Acqua e terra che si incontrano.
Un tonfo, silenzio, un altro tonfo. E via di seguito, con un giusto ritmo, come pensieri a rincorrersi.
“Ho conosciuto il mare meditando su di una goccia di rugiada”, diceva ora Gibram che involontariamente aveva sussurrato qualcosa alle mie orecchie.
E pensare che il mare io l’ho visto da piccolo nei sogni, però avevo letto tanto a riguardo, anche dei pescatori.
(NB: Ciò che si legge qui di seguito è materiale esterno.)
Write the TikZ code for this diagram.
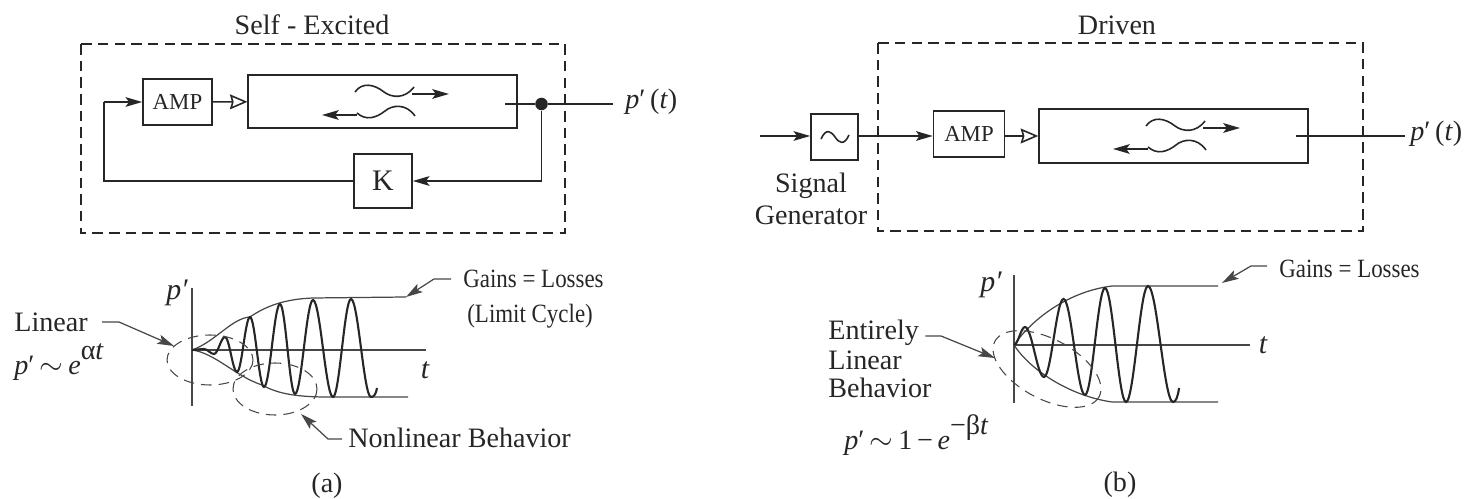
\documentclass[tikz,border=0pt]{standalone}
\usepackage{fontspec}
\setmainfont{Liberation Serif}
\usetikzlibrary{arrows.meta}
\definecolor{ink}{HTML}{262626}
\newcommand{\oscillation}[3]{% start x, start y, list of extremes
    \foreach \x/\y [remember=\x as \px (initially #1), remember=\y as \py (initially #2)] in {#3}
        { .. controls ({\px+0.36*(\x-\px)},\py) and ({\x-0.36*(\x-\px)},\y) .. (\x,\y) }
}
\newcommand{\narrowed}[1]{\scalebox{0.87}[1]{#1}}
\tikzset{
    every node/.style={text=ink},
    solidtip/.style={-{Stealth[length=9.5pt,width=5.5pt,inset=2pt]}},
    opentip/.style={-{Stealth[open,length=10pt,width=8.5pt,inset=1.2pt,fill=white]}},
    line/.style={draw=ink, line width=0.9pt},
    bold line/.style={draw=ink, line width=1.2pt},
    thin line/.style={draw=ink!85, line width=0.7pt},
    box/.style={rectangle, draw=ink, line width=0.9pt, inner sep=0pt, align=center},
    border/.style={draw=ink, line width=0.8pt, dash pattern=on 6pt off 3.5pt},
    ring/.style={draw=ink!85, line width=0.6pt, dash pattern=on 6pt off 4pt},
    big/.style={font=\fontsize{16}{18}\selectfont, inner sep=0pt},
    small/.style={font=\fontsize{15}{17}\selectfont, inner sep=0pt},
    wavepair/.pic={
        \coordinate (-ua) at (412,94);
        \coordinate (-ub) at (449,94);
        \coordinate (-la) at (357,115);
        \coordinate (-lb) at (322,115);
        \draw[line] (355,92) .. controls (362,82) and (374,84) .. (384,92)
            .. controls (392,98) and (405,99) .. (414,87);
        \draw[line] (357,113) .. controls (366,121) and (376,118) .. (385,111)
            .. controls (392,105) and (406,103) .. (415,116);
        \draw[line, solidtip] (-ua) -- (-ub);
        \draw[line, solidtip] (-la) -- (-lb);
    }
}
\begin{document}
\begin{tikzpicture}[x=0.02cm, y=-0.02cm]
    \useasboundingbox (0,0) rectangle (1464,499);
    % Self-excited loop
    \node [big] (titleA) at (312,25) {Self - Excited};
    \node [box, minimum width=1.38cm, minimum height=0.92cm, font=\fontsize{13}{15}\selectfont] (ampA) at (177.5,102) {AMP};
    \node [box, minimum width=5.37cm, minimum height=1.06cm] (ductA) at (382.5,101.5) {};
    \node [box, minimum width=1.16cm, minimum height=1.08cm, font=\fontsize{17}{19}\selectfont] (gainK) at (383,181) {K};
    \node [big, anchor=west] (outA) at (625,102) {\textit{p}′\,(\textit{t})};
    \node [circle, fill=ink, minimum size=11pt, scale=0.65, inner sep=0pt] (tap) at (541.5,104) {};
    \draw[border] (81,44) rectangle (565,233);
    \coordinate (ductOutA) at (505,104);
    \coordinate (endA) at (613,104);
    \coordinate (cornerTop) at (104,102);
    \coordinate (cornerBot) at (104,181);
    \coordinate (cornerTap) at (541.5,181);
    \draw[line] (ductOutA) -- (tap) -- (endA);
    \draw[line, solidtip] (tap) -- (cornerTap) -- (gainK);
    \draw[line] (gainK) -- (cornerBot) -- (cornerTop);
    \draw[line, solidtip] (cornerTop) -- (ampA);
    \draw[line, opentip] (ampA) -- (ductA);
    \pic at (0,0) {wavepair};
    % Self-excited growth
    \coordinate (axisTopA) at (192,288);
    \coordinate (axisBotA) at (192,406);
    \coordinate (originA) at (192,350);
    \coordinate (axisEndA) at (426,350);
    \node [big, font=\fontsize{17}{19}\selectfont\itshape] (yA) at (177,293) {p′};
    \node [big, font=\fontsize{17}{19}\selectfont\itshape] (tA) at (425,370) {t};
    \draw[thin line] (axisTopA) -- (axisBotA);
    \draw[thin line, line width=0.9pt] (originA) -- (axisEndA);
    \draw[thin line] (originA) .. controls (215,342) and (232,318) .. (250,317) .. controls (266,306) and (285,299) .. (313,298) -- (406,297);
    \draw[thin line] (originA) .. controls (215,353) and (235,376) .. (262,385) .. controls (275,392) and (290,397) .. (328,397) -- (408,397);
    \draw[bold line] (originA) \oscillation{192}{350}{204/349,214/354,225/337,237/372,250/317,264/387,280/304,295/394,313/300,333/397,351/299,371/397}
        .. controls (374,397) and (376,394) .. (377,388);
    \draw[ring] (210,360) ellipse (43 and 25);
    \draw[ring] (275,389) ellipse (42 and 26);
    \node [big, anchor=west] (linearA) at (14,322) {Linear};
    \node [big, anchor=west] (lawA) at (14,362) {\textit{p}′$\,\sim\,$\textit{e}\raisebox{1.2ex}{α\textit{t}}};
    \coordinate (linearKnee) at (119,322);
    \coordinate (linearTip) at (174,346);
    \draw[thin line, solidtip] (linearA.east) ++(14,0) -- (linearKnee) -- (linearTip);
    \node [small, anchor=west] (gainsA) at (463,279) {\narrowed{Gains = Losses}};
    \node [small, anchor=west] (cycleA) at (467,316) {\narrowed{(Limit Cycle)}};
    \coordinate (gainsKneeA) at (434,279);
    \coordinate (gainsTipA) at (406,297);
    \draw[thin line, solidtip] (gainsA.west) ++(-12,0) -- (gainsKneeA) -- (gainsTipA);
    \node [big, anchor=west] (nonlinear) at (348,438) {Nonlinear Behavior};
    \coordinate (nonlinearKnee) at (328,439);
    \coordinate (nonlinearTip) at (301,414);
    \draw[thin line, solidtip] (nonlinear.west) ++(-6,1) -- (nonlinearKnee) -- (nonlinearTip);
    \node [big] (capA) at (327,486) {(a)};
    % Driven system
    \node [big] (titleB) at (1117,25) {Driven};
    \draw[border] (878,43) rectangle (1363,231);
    \node [box, minimum width=0.94cm, minimum height=0.92cm] (generator) at (834.5,137) {};
    \node [box, minimum width=1.42cm, minimum height=0.92cm, font=\fontsize{13}{15}\selectfont] (ampB) at (969,134) {AMP};
    \node [box, minimum width=5.38cm, minimum height=1.08cm] (ductB) at (1173.5,136) {};
    \node [big, anchor=west] (outB) at (1410,134) {\textit{p}′\,(\textit{t})};
    \node [big, align=center] (genLabel) at (811,199) {Signal\\Generator};
    \coordinate (inB) at (759.5,136);
    \coordinate (ductOutB) at (1295.5,136);
    \coordinate (endB) at (1404.5,136);
    \draw[line, solidtip] (inB) -- (inB -| generator.west);
    \draw[line, solidtip] (inB -| generator.east) -- (inB -| ampB.west);
    \draw[line, opentip] (inB -| ampB.east) -- (inB -| ductB.west);
    \draw[line] (ductOutB) -- (endB);
    \draw[line] (821,139) .. controls (826,128) and (831,131) .. (835,137) .. controls (839,143) and (844,146) .. (849,135);
    \pic at (791,34) {wavepair};
    % Driven growth
    \coordinate (axisTopB) at (1014,275);
    \coordinate (axisBotB) at (1014,403);
    \coordinate (originB) at (1014,345);
    \coordinate (axisEndB) at (1250,345);
    \node [big, font=\fontsize{17}{19}\selectfont\itshape] (yB) at (991,285) {p′};
    \node [big, font=\fontsize{17}{19}\selectfont\itshape] (tB) at (1263,345) {t};
    \draw[thin line] (axisTopB) -- (axisBotB);
    \draw[thin line, line width=0.9pt] (originB) -- (axisEndB);
    \draw[thin line] (originB) .. controls (1030,322) and (1065,292) .. (1112,286) -- (1218,286);
    \draw[thin line] (originB) .. controls (1030,370) and (1070,396) .. (1112,402) -- (1218,402);
    \draw[bold line] (originB) \oscillation{1014}{345}{1025/327,1044/377,1063.5/299,1085/395,1105/288,1126/402,1148/286,1173/402}
        .. controls (1176,402) and (1178,396) .. (1179,388);
    \draw[ring, rotate around={-28:(1047,369)}] (1047,369) ellipse (59 and 30);
    \node [big, anchor=west] (entirely) at (828,333) {Entirely};
    \node [big, anchor=west] (linearB) at (828,360) {Linear};
    \node [big, anchor=west] (behavior) at (828,388) {Behavior};
    \node [big, anchor=west] (lawB) at (844,435) {\textit{p}′$\,\sim\,$1\,−\,\textit{e}\raisebox{1.2ex}{−β\textit{t}}};
    \coordinate (entirelyKnee) at (941,336);
    \coordinate (entirelyTip) at (995,358);
    \draw[thin line, solidtip] (entirely.east) ++(6,3) -- (entirelyKnee) -- (entirelyTip);
    \node [small, anchor=west] (gainsB) at (1279,269) {\narrowed{Gains = Losses}};
    \coordinate (gainsKneeB) at (1251,266);
    \coordinate (gainsTipB) at (1222,283);
    \draw[thin line, solidtip] (gainsB.west) ++(-12,-3) -- (gainsKneeB) -- (gainsTipB);
    \node [big] (capB) at (1120,485) {(b)};
\end{tikzpicture}
\end{document}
Mi ero fatto amico il mare, e anche i “raccoglitori di pesci” che avevano le stesse facce a me conosciute dei contadini, gli stessi solchi sul viso.
Ne rimaneva comunque un’immagine confusa.
Avessi letto prima Gibram avrei osservato la rugiada con un intento diverso, magari sperando di vederci il mare.
Da me il mare non c’era, ma di rugiada sì.
Il mare, lo stesso che ha sempre avuto una posizione centrale negli animi degli
scrutatori, di quelli che hanno gli occhi curiosi e vanno a cercare di definire una linea che separa l'orizzonte dall'acqua, nell’intento di capire dove inizia l’uno e dove finisce l’altro, con lo stesso sguardo di quei pescatori all'alba.
Mi ritrovo scalzo sulla sabbia, guardo le onde, vanno e vengono, alcune si baciano.
Prima in piedi, poi mi siedo.
Galleggio nei miei pensieri, lo sguardo indovina la salita dal mare all'orizzonte.
Scende la sera, il sole affonda.
Alle mie spalle i passi del ritorno a casa echeggiano, mentre le luci di chi vivrà il mare di notte già sfarfallano.
Rimarrò ancora qui, magari per un po'. In attesa.
Arriverà domani a dare forza alla mia comprensione.
Arriverà con voce rauca e salata.
Porterà con se l'odore della pesca e un viso solcato.